Available data:
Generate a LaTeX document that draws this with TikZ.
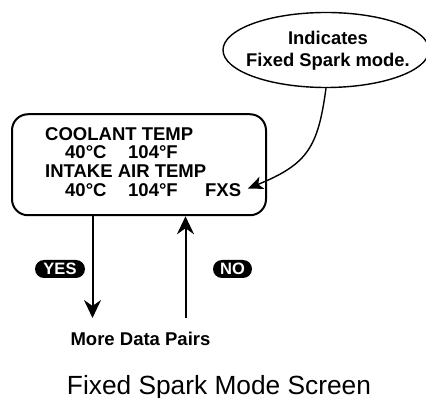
\documentclass[tikz,border=0pt]{standalone}
\usepackage{fontspec}
\setmainfont{Liberation Sans}
\usepackage{tikz}
\usetikzlibrary{shapes.geometric,arrows.meta,positioning,calc}
\tikzset{
  SCR/.style={draw, rectangle, rounded corners=16pt, line width=2pt,
              minimum width=254pt, minimum height=101pt, inner sep=0pt},
  NOTE/.style={draw, ellipse, line width=1.4pt,
               minimum width=206pt, minimum height=75pt, inner sep=0pt},
  LN/.style={anchor=base west, inner sep=0pt,
             font=\bfseries\fontsize{18.5pt}{22pt}\selectfont},
  NL/.style={anchor=base, inner sep=0pt,
             font=\bfseries\fontsize{18.4pt}{22pt}\selectfont},
  KEY/.style={fill=black, text=white, rounded corners=9pt,
              minimum height=18pt, inner sep=0pt,
              font=\bfseries\fontsize{16.5pt}{18pt}\selectfont},
  SA/.style={-{Stealth[length=18pt,width=17pt,inset=6pt]}, line width=2pt},
  CA/.style={-{Stealth[length=15pt,width=13pt,inset=4pt]}, line width=1.4pt}
}

\begin{document}
\begin{tikzpicture}[x=1pt, y=-1pt]
\useasboundingbox (0,0) rectangle (426,398);

% ---- Callout ----
\node[NOTE] (note) at (326,50) {};
\node[NL] (noteA) at (328,45) {Indicates};
\node[NL] (noteB) at (328,67) {Fixed Spark mode.};

% ---- Screen ----
\node[SCR] (screen) at (139,164.75) {};
\node[LN] (ct)    at (45,141) {COOLANT TEMP};
\node[LN] (ctval) at (65,159) {\makebox[63pt][l]{40°C}104°F};
\node[LN] (iat)   at (45,178) {INTAKE AIR TEMP};
\node[LN] (iatval) at (65,197)
    {\makebox[63pt][l]{40°C}\makebox[77pt][l]{104°F}FXS};
\coordinate (fxstip) at (248,188.5);

% ---- Keys ----
\node[KEY, minimum width=50pt] (yes) at (60,269) {YES};
\node[KEY, minimum width=39pt] (no)  at (232.5,269) {NO};
\coordinate (yesend)  at (92.5,318);
\coordinate (nostart) at (185.5,318);

% ---- Captions ----
\node[NL, font=\bfseries\fontsize{18.5pt}{22pt}\selectfont] (more)
    at (140.5,345) {More Data Pairs};
\node[anchor=base, inner sep=0pt,
      font=\fontsize{26.3pt}{30pt}\selectfont] (title) at (219,394)
    {Fixed Spark Mode Screen};

% ---- Arrows ----
\draw[CA] (note.south) .. controls (318,147) and (308,164) .. (fxstip);
\draw[SA] (screen.south -| yesend) -- (yesend);
\draw[SA] (nostart) -- (nostart |- screen.south);

\end{tikzpicture}
\end{document}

What you will do:
Restate the data above word for word. Skip every picture.

Solution for this exercise:
Generate a LaTeX document that draws this with TikZ.
\documentclass[tikz,border=0pt]{standalone}
\usepackage{fontspec}
\setmainfont{Liberation Sans}
\usepackage{tikz}
\usetikzlibrary{shapes.geometric,arrows.meta,positioning,calc}
\tikzset{
  SCR/.style={draw, rectangle, rounded corners=16pt, line width=2pt,
              minimum width=254pt, minimum height=101pt, inner sep=0pt},
  NOTE/.style={draw, ellipse, line width=1.4pt,
               minimum width=206pt, minimum height=75pt, inner sep=0pt},
  LN/.style={anchor=base west, inner sep=0pt,
             font=\bfseries\fontsize{18.5pt}{22pt}\selectfont},
  NL/.style={anchor=base, inner sep=0pt,
             font=\bfseries\fontsize{18.4pt}{22pt}\selectfont},
  KEY/.style={fill=black, text=white, rounded corners=9pt,
              minimum height=18pt, inner sep=0pt,
              font=\bfseries\fontsize{16.5pt}{18pt}\selectfont},
  SA/.style={-{Stealth[length=18pt,width=17pt,inset=6pt]}, line width=2pt},
  CA/.style={-{Stealth[length=15pt,width=13pt,inset=4pt]}, line width=1.4pt}
}

\begin{document}
\begin{tikzpicture}[x=1pt, y=-1pt]
\useasboundingbox (0,0) rectangle (426,398);

% ---- Callout ----
\node[NOTE] (note) at (326,50) {};
\node[NL] (noteA) at (328,45) {Indicates};
\node[NL] (noteB) at (328,67) {Fixed Spark mode.};

% ---- Screen ----
\node[SCR] (screen) at (139,164.75) {};
\node[LN] (ct)    at (45,141) {COOLANT TEMP};
\node[LN] (ctval) at (65,159) {\makebox[63pt][l]{40°C}104°F};
\node[LN] (iat)   at (45,178) {INTAKE AIR TEMP};
\node[LN] (iatval) at (65,197)
    {\makebox[63pt][l]{40°C}\makebox[77pt][l]{104°F}FXS};
\coordinate (fxstip) at (248,188.5);

% ---- Keys ----
\node[KEY, minimum width=50pt] (yes) at (60,269) {YES};
\node[KEY, minimum width=39pt] (no)  at (232.5,269) {NO};
\coordinate (yesend)  at (92.5,318);
\coordinate (nostart) at (185.5,318);

% ---- Captions ----
\node[NL, font=\bfseries\fontsize{18.5pt}{22pt}\selectfont] (more)
    at (140.5,345) {More Data Pairs};
\node[anchor=base, inner sep=0pt,
      font=\fontsize{26.3pt}{30pt}\selectfont] (title) at (219,394)
    {Fixed Spark Mode Screen};

% ---- Arrows ----
\draw[CA] (note.south) .. controls (318,147) and (308,164) .. (fxstip);
\draw[SA] (screen.south -| yesend) -- (yesend);
\draw[SA] (nostart) -- (nostart |- screen.south);

\end{tikzpicture}
\end{document}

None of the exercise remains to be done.